++++ Available data ++++

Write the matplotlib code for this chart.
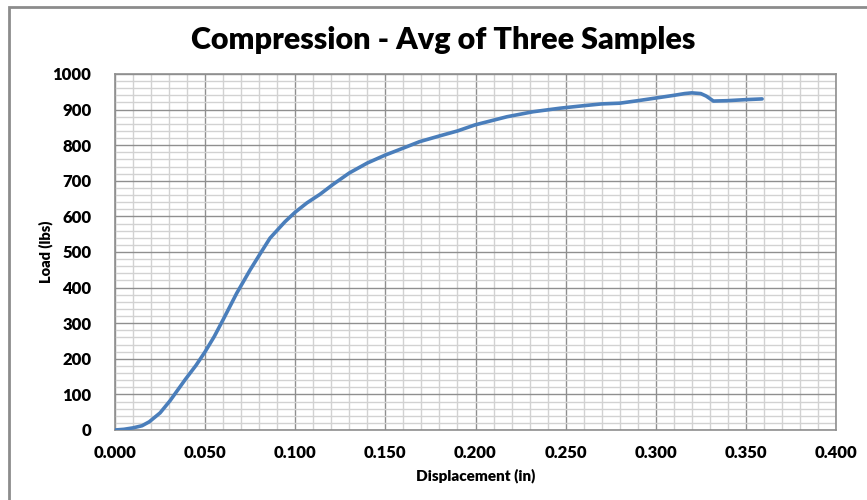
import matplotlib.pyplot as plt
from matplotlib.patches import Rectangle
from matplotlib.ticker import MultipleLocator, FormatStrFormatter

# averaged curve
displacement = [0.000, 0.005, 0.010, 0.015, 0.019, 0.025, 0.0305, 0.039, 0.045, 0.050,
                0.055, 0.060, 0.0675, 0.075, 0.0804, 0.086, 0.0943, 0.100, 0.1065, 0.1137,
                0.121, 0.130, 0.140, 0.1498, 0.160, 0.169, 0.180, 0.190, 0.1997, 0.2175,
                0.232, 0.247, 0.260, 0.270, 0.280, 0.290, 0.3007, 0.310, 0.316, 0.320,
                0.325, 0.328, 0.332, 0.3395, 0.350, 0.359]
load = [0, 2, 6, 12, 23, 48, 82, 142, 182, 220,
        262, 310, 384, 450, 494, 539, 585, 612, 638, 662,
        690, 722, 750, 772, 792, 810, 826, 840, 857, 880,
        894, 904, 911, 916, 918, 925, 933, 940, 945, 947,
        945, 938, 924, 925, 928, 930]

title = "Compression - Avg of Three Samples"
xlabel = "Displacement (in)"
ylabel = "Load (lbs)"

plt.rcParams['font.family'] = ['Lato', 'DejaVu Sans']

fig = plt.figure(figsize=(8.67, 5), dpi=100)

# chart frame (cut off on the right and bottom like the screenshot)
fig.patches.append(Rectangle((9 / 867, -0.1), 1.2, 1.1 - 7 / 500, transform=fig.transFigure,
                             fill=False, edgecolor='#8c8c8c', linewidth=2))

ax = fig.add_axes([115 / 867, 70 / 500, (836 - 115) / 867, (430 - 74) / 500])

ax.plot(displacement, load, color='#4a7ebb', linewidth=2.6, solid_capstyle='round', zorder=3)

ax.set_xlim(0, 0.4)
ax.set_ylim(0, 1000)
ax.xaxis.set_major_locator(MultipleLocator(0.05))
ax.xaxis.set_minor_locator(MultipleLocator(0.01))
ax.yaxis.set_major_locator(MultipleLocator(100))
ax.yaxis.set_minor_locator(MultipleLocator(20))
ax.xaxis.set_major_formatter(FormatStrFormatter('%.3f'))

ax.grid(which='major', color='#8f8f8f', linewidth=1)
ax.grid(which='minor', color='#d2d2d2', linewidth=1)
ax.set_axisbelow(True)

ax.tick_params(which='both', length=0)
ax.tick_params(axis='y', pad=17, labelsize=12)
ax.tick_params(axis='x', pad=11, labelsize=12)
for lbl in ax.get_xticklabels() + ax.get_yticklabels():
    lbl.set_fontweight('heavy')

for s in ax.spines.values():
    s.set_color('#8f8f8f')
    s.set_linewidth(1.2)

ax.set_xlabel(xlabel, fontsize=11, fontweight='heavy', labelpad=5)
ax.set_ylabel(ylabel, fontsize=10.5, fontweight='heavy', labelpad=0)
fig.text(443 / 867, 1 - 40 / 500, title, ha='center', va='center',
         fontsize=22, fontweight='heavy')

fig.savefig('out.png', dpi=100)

++++

* **Your goal**
Pictures stay out. Print the data exactly, from its first line through the line containing "from matplotlib.ticker import".

* **Task solution**
Write the matplotlib code for this chart.
import matplotlib.pyplot as plt
from matplotlib.patches import Rectangle
from matplotlib.ticker import MultipleLocator, FormatStrFormatter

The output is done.